Wenn ein Ergebnis positiv ist, dann bleibt die Frau mit ihren Kindern hier erst einmal isoliert und wird von den Mitarbeitern mit allem Nötigen versorgt. Ist das Ergebnis negativ, dann kann sie in ein normales Zimmer umziehen. „Glücklicherweise sind wir bis heute coronafrei“, so Unger. Dennoch verzögere das Prozedere das Aufnahmeverfahren, denn zunächst müsse in jedem Fall die Testphase abgewartet werden. „In der Frauen- und Mädchenberatungsstelle haben wir nur noch Telefon- und Onlineberatungen gemacht. Wir haben unsere Erreichbarkeit von zwei auf vier Tage erweitert, weil wir erwarteten, dass jetzt viele Anfragen kommen würden. Aber die Frauen konnten sich oft auch nicht telefonisch melden, wenn er immer zu Hause war im Homeoffice. Nach dem Lockdown sind viele neue Fälle auf uns zugekommen. Da haben wir gemerkt, die Gewalt ist nicht zurückgegangen“, sagt Unger.

Während im ersten Lockdown viel mehr Menschen im Homeoffice blieben, seien es aktuell etwa 30 Prozent, beobachtet Birgit Unger. Das sei eine Chance für Frauen, die in Bedrängnis geraten. Sie können eher telefonisch Kontakt aufnehmen mit der Beratungsstelle und haben eher die Möglichkeit, das Haus zu verlassen, während der Mann an seinem Arbeitsplatz ist.

Insgesamt hat die Beratungsstelle im Coronajahr 2020 genauso viele Frauen erreicht – nämlich 452 – wie im Vorjahr ohne Corona. Da waren es 455 Klientinnen, die Hilfe gesucht haben. Allerdings haben sich die Beratungen am Telefon verdoppelt, persönliche Beratungsgespräche sind dagegen zurückgegangen. Birgit Unger geht davon aus, dass es noch eine hohe Dunkelziffer gibt, weil nicht alle Frauen durchkommen beim Beratungstelefon. Das sei eine Personalfrage. Mehr Beraterinnen würden möglicherweise noch mehr betroffene Frauen erreichen. Wer in Not ist und kurzfristig Hilfe braucht, bekommt sie auch im aktuellen Lockdown, lautet die klare Botschaft von Birgit Unger. „Es gibt immer noch freie Plätze – wenn nicht im Kreis Unna, dann in einem anderen Frauenhaus.“

Betroffenen Frauen eine Zukunftsperspektive geben

Während die Beratungsgespräche eher von deutschen Frauen genützt würden, liege der Anteil der Migrantinnen im Frauenhaus bei etwa 50 Prozent, zieht Unger Bilanz.

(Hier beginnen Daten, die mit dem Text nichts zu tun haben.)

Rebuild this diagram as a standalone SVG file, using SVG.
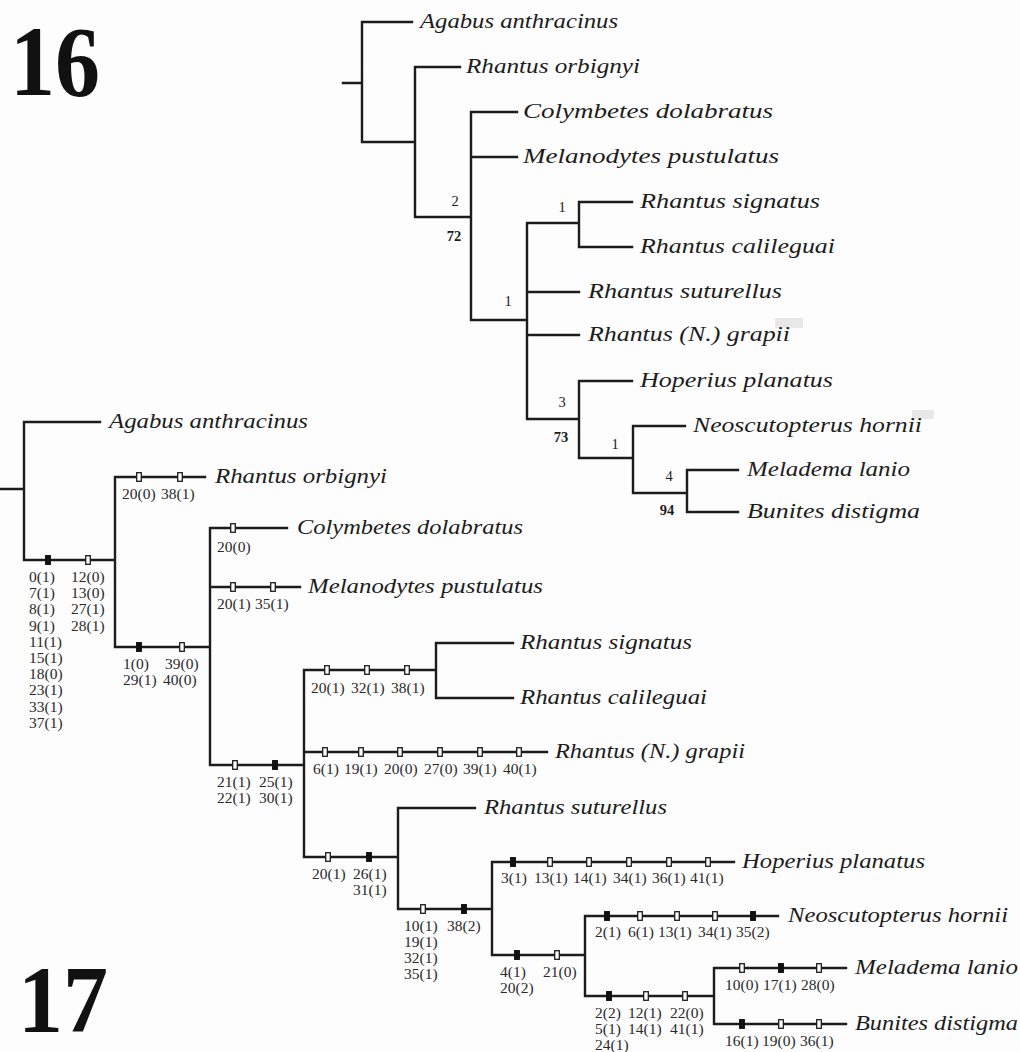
<svg xmlns="http://www.w3.org/2000/svg" xmlns:xlink="http://www.w3.org/1999/xlink" width="1020" height="1052" viewBox="0 0 1020 1052">
<style>
.br{fill:none;stroke:#1c1c1c;stroke-width:2.4;stroke-linecap:square}
.tx{font-family:"Liberation Serif","Times New Roman",serif;font-style:italic;font-size:20px;fill:#1c1c1c}
.ch{font-family:"Liberation Serif","Times New Roman",serif;font-size:15.5px;fill:#2a2a2a}
.sp{font-family:"Liberation Serif","Times New Roman",serif;font-size:14.5px;fill:#1c1c1c;text-anchor:middle}
.bs{font-weight:bold}
.big{font-family:"Liberation Serif","Times New Roman",serif;font-weight:bold;fill:#111}
.mo{fill:#fff;stroke:#1c1c1c;stroke-width:1.3}
.mf{fill:#111;stroke:#111;stroke-width:1.3}
.art{fill:#e8e8e8}
</style>
<defs>
<rect id="o" class="mo" x="-2.3" y="-4.3" width="4.6" height="8.6"/>
<rect id="f" class="mf" x="-2.3" y="-4.3" width="4.6" height="8.6"/>
</defs>
<rect width="1020" height="1052" fill="#fdfdfd"/>
<rect class="art" x="775" y="318" width="28" height="10"/>
<rect class="art" x="912" y="410" width="22" height="9"/>
<text class="big" x="10" y="95" font-size="100" textLength="90" lengthAdjust="spacingAndGlyphs">16</text>
<text class="big" x="18" y="1032" font-size="95" textLength="90" lengthAdjust="spacingAndGlyphs">17</text>

<g id="connectors">
<path class="br" d="M343,83H362M362,22V142M362,22H412M362,142H415M415,67V217M415,67H460M415,217H471M471,112V320M471,112H517M471,157H517M471,320H527M527,223V419M527,223H579M527,292H579M527,335H579M527,419H579M579,202V247M579,202H632M579,247H632M579,381V458M579,381H632M579,458H633M633,426V493M633,426H685M633,493H687M687,470V512M687,470H738M687,512H738"/>
<path class="br" d="M0,489H24M24,422V560M24,422H100M24,560H115M115,477V647M115,477H205M115,647H210M210,528V765M210,528H287M210,587H300M210,765H304M304,670V857M304,670H436M304,752H547M304,857H398M436,643V698M436,643H513M436,698H513M398,808V909M398,808H475M398,909H492M492,862V955M492,862H734M492,955H585M585,916V996M585,916H778M585,996H714M714,968V1024M714,968H846M714,1024H846"/>
<g id="steps">
<use xlink:href="#f" x="48" y="560"/><use xlink:href="#o" x="88" y="560"/>
<use xlink:href="#o" x="139" y="477"/><use xlink:href="#o" x="180" y="477"/>
<use xlink:href="#f" x="139" y="647"/><use xlink:href="#o" x="182" y="647"/>
<use xlink:href="#o" x="233" y="528"/>
<use xlink:href="#o" x="233" y="587"/><use xlink:href="#o" x="273" y="587"/>
<use xlink:href="#o" x="235" y="765"/><use xlink:href="#f" x="275" y="765"/>
<use xlink:href="#o" x="327" y="670"/><use xlink:href="#o" x="367" y="670"/><use xlink:href="#o" x="407" y="670"/>
<use xlink:href="#o" x="325" y="752"/><use xlink:href="#o" x="361" y="752"/><use xlink:href="#o" x="400" y="752"/><use xlink:href="#o" x="440" y="752"/><use xlink:href="#o" x="480" y="752"/><use xlink:href="#o" x="519" y="752"/>
<use xlink:href="#o" x="328" y="857"/><use xlink:href="#f" x="369" y="857"/>
<use xlink:href="#o" x="423" y="909"/><use xlink:href="#f" x="464" y="909"/>
<use xlink:href="#f" x="513" y="862"/><use xlink:href="#o" x="550" y="862"/><use xlink:href="#o" x="589" y="862"/><use xlink:href="#o" x="629" y="862"/><use xlink:href="#o" x="669" y="862"/><use xlink:href="#o" x="708" y="862"/>
<use xlink:href="#f" x="517" y="955"/><use xlink:href="#o" x="557" y="955"/>
<use xlink:href="#f" x="607" y="916"/><use xlink:href="#o" x="640" y="916"/><use xlink:href="#o" x="677" y="916"/><use xlink:href="#o" x="715" y="916"/><use xlink:href="#f" x="753" y="916"/>
<use xlink:href="#f" x="609" y="996"/><use xlink:href="#o" x="646" y="996"/><use xlink:href="#o" x="685" y="996"/>
<use xlink:href="#o" x="742" y="968"/><use xlink:href="#f" x="781" y="968"/><use xlink:href="#o" x="819" y="968"/>
<use xlink:href="#f" x="742" y="1024"/><use xlink:href="#o" x="781" y="1024"/><use xlink:href="#o" x="819" y="1024"/>
</g>
</g>

<g id="support16">
<text class="sp" x="455" y="206">2</text><text class="sp bs" x="454" y="241">72</text>
<text class="sp" x="562" y="212">1</text>
<text class="sp" x="508" y="306">1</text>
<text class="sp" x="562" y="407">3</text><text class="sp bs" x="561" y="442">73</text>
<text class="sp" x="615" y="449">1</text>
<text class="sp" x="669" y="481">4</text><text class="sp bs" x="667" y="515">94</text>
</g>

<g id="tree16-taxa">
<g id="t16-agabus"><text class="tx" x="420" y="28" textLength="198" lengthAdjust="spacingAndGlyphs">Agabus anthracinus</text></g>
<g id="t16-orbignyi"><text class="tx" x="466" y="73" textLength="174" lengthAdjust="spacingAndGlyphs">Rhantus orbignyi</text></g>
<g id="t16-colymbetes"><text class="tx" x="523" y="118" textLength="250" lengthAdjust="spacingAndGlyphs">Colymbetes dolabratus</text></g>
<g id="t16-melanodytes"><text class="tx" x="523" y="163" textLength="256" lengthAdjust="spacingAndGlyphs">Melanodytes pustulatus</text></g>
<g id="t16-signatus"><text class="tx" x="640" y="208" textLength="180" lengthAdjust="spacingAndGlyphs">Rhantus signatus</text></g>
<g id="t16-calileguai"><text class="tx" x="640" y="253" textLength="195" lengthAdjust="spacingAndGlyphs">Rhantus calileguai</text></g>
<g id="t16-suturellus"><text class="tx" x="588" y="298" textLength="194" lengthAdjust="spacingAndGlyphs">Rhantus suturellus</text></g>
<g id="t16-grapii"><text class="tx" x="588" y="341" textLength="202" lengthAdjust="spacingAndGlyphs">Rhantus (N.) grapii</text></g>
<g id="t16-hoperius"><text class="tx" x="640" y="387" textLength="193" lengthAdjust="spacingAndGlyphs">Hoperius planatus</text></g>
<g id="t16-neoscutopterus"><text class="tx" x="693" y="432" textLength="229" lengthAdjust="spacingAndGlyphs">Neoscutopterus hornii</text></g>
<g id="t16-meladema"><text class="tx" x="747" y="476" textLength="163" lengthAdjust="spacingAndGlyphs">Meladema lanio</text></g>
<g id="t16-bunites"><text class="tx" x="747" y="518" textLength="173" lengthAdjust="spacingAndGlyphs">Bunites distigma</text></g>
</g>

<g id="tree17-taxa">
<g id="t17-agabus"><text class="tx" x="109" y="428" textLength="199" lengthAdjust="spacingAndGlyphs">Agabus anthracinus</text></g>
<g id="t17-orbignyi"><text class="tx" x="215" y="483" textLength="172" lengthAdjust="spacingAndGlyphs">Rhantus orbignyi</text></g>
<g id="t17-colymbetes"><text class="tx" x="297" y="534" textLength="226" lengthAdjust="spacingAndGlyphs">Colymbetes dolabratus</text></g>
<g id="t17-melanodytes"><text class="tx" x="308" y="593" textLength="235" lengthAdjust="spacingAndGlyphs">Melanodytes pustulatus</text></g>
<g id="t17-signatus"><text class="tx" x="520" y="649" textLength="172" lengthAdjust="spacingAndGlyphs">Rhantus signatus</text></g>
<g id="t17-calileguai"><text class="tx" x="520" y="704" textLength="187" lengthAdjust="spacingAndGlyphs">Rhantus calileguai</text></g>
<g id="t17-grapii"><text class="tx" x="555" y="758" textLength="190" lengthAdjust="spacingAndGlyphs">Rhantus (N.) grapii</text></g>
<g id="t17-suturellus"><text class="tx" x="484" y="814" textLength="183" lengthAdjust="spacingAndGlyphs">Rhantus suturellus</text></g>
<g id="t17-hoperius"><text class="tx" x="742" y="868" textLength="183" lengthAdjust="spacingAndGlyphs">Hoperius planatus</text></g>
<g id="t17-neoscutopterus"><text class="tx" x="788" y="922" textLength="220" lengthAdjust="spacingAndGlyphs">Neoscutopterus hornii</text></g>
<g id="t17-meladema"><text class="tx" x="855" y="974" textLength="163" lengthAdjust="spacingAndGlyphs">Meladema lanio</text></g>
<g id="t17-bunites"><text class="tx" x="855" y="1030" textLength="163" lengthAdjust="spacingAndGlyphs">Bunites distigma</text></g>
</g>

<g id="characters17">
<text class="ch" x="29" y="582">0(1)</text><text class="ch" x="29" y="598">7(1)</text><text class="ch" x="29" y="614">8(1)</text><text class="ch" x="29" y="631">9(1)</text><text class="ch" x="29" y="647">11(1)</text><text class="ch" x="29" y="663">15(1)</text><text class="ch" x="29" y="679">18(0)</text><text class="ch" x="29" y="695">23(1)</text><text class="ch" x="29" y="712">33(1)</text><text class="ch" x="29" y="728">37(1)</text>
<text class="ch" x="71" y="582">12(0)</text><text class="ch" x="71" y="598">13(0)</text><text class="ch" x="71" y="614">27(1)</text><text class="ch" x="71" y="631">28(1)</text>
<text class="ch" x="122" y="499">20(0)</text><text class="ch" x="161" y="499">38(1)</text>
<text class="ch" x="123" y="669">1(0)</text><text class="ch" x="123" y="685">29(1)</text><text class="ch" x="165" y="669">39(0)</text><text class="ch" x="163" y="685">40(0)</text>
<text class="ch" x="217" y="552">20(0)</text>
<text class="ch" x="217" y="609">20(1)</text><text class="ch" x="255" y="609">35(1)</text>
<text class="ch" x="217" y="787">21(1)</text><text class="ch" x="217" y="803">22(1)</text><text class="ch" x="259" y="787">25(1)</text><text class="ch" x="259" y="803">30(1)</text>
<text class="ch" x="311" y="693">20(1)</text><text class="ch" x="351" y="693">32(1)</text><text class="ch" x="391" y="693">38(1)</text>
<text class="ch" x="313" y="774">6(1)</text><text class="ch" x="344" y="774">19(1)</text><text class="ch" x="384" y="774">20(0)</text><text class="ch" x="424" y="774">27(0)</text><text class="ch" x="463" y="774">39(1)</text><text class="ch" x="503" y="774">40(1)</text>
<text class="ch" x="312" y="879">20(1)</text><text class="ch" x="353" y="879">26(1)</text><text class="ch" x="353" y="895">31(1)</text>
<text class="ch" x="404" y="931">10(1)</text><text class="ch" x="404" y="947">19(1)</text><text class="ch" x="404" y="963">32(1)</text><text class="ch" x="404" y="979">35(1)</text><text class="ch" x="447" y="931">38(2)</text>
<text class="ch" x="501" y="883">3(1)</text><text class="ch" x="534" y="883">13(1)</text><text class="ch" x="573" y="883">14(1)</text><text class="ch" x="613" y="883">34(1)</text><text class="ch" x="652" y="883">36(1)</text><text class="ch" x="690" y="883">41(1)</text>
<text class="ch" x="595" y="937">2(1)</text><text class="ch" x="628" y="937">6(1)</text><text class="ch" x="658" y="937">13(1)</text><text class="ch" x="698" y="937">34(1)</text><text class="ch" x="736" y="937">35(2)</text>
<text class="ch" x="500" y="977">4(1)</text><text class="ch" x="500" y="993">20(2)</text><text class="ch" x="543" y="977">21(0)</text>
<text class="ch" x="595" y="1018">2(2)</text><text class="ch" x="595" y="1034">5(1)</text><text class="ch" x="595" y="1050">24(1)</text><text class="ch" x="628" y="1018">12(1)</text><text class="ch" x="628" y="1034">14(1)</text><text class="ch" x="670" y="1018">22(0)</text><text class="ch" x="670" y="1034">41(1)</text>
<text class="ch" x="725" y="990">10(0)</text><text class="ch" x="763" y="990">17(1)</text><text class="ch" x="801" y="990">28(0)</text>
<text class="ch" x="725" y="1046">16(1)</text><text class="ch" x="762" y="1046">19(0)</text><text class="ch" x="800" y="1046">36(1)</text>
</g>
</svg>
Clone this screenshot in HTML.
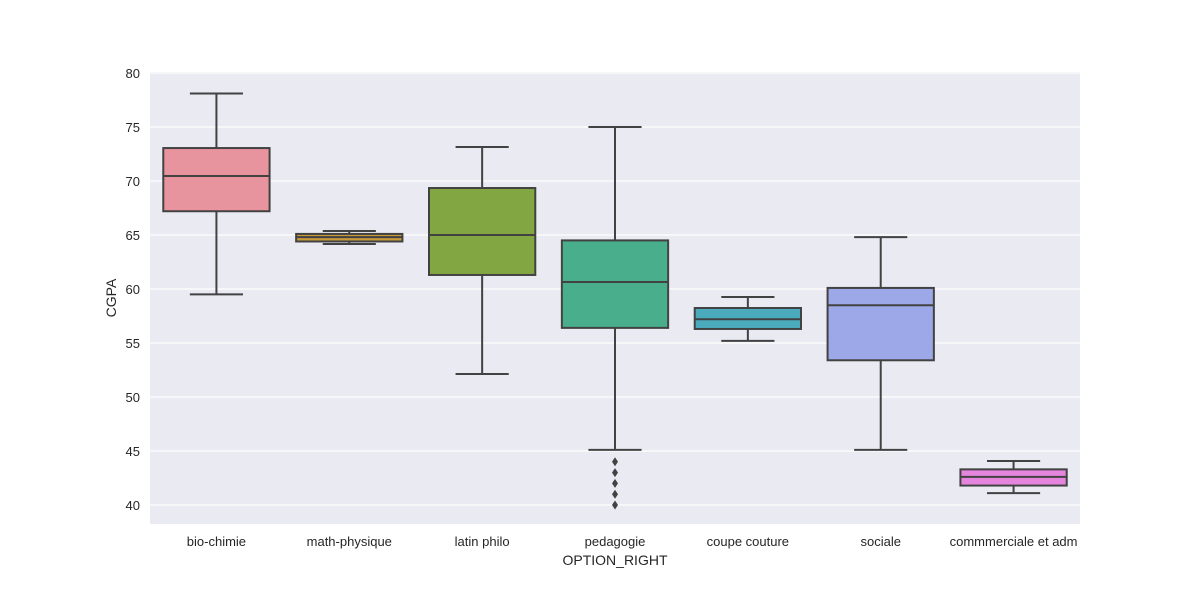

Das Frauenhaus kann aber nur eine Übergangslösung sein, um einer untragbaren Familiensituation zu entkommen. Während des Aufenthalts müssen Lösungen für die Zukunft gefunden werden, deshalb beraten die Mitarbeiterinnen die Frauen und zeigen mögliche Perspektiven auf. Dazu gehört auch, eine Wohnung und einen Job zu finden. Hier greift das Second-Stage-Projekt, das vor allem Migrantinnen nach ihrem Aufenthalt im Frauenhaus weiter begleitet in eine gewaltfreie Zukunft.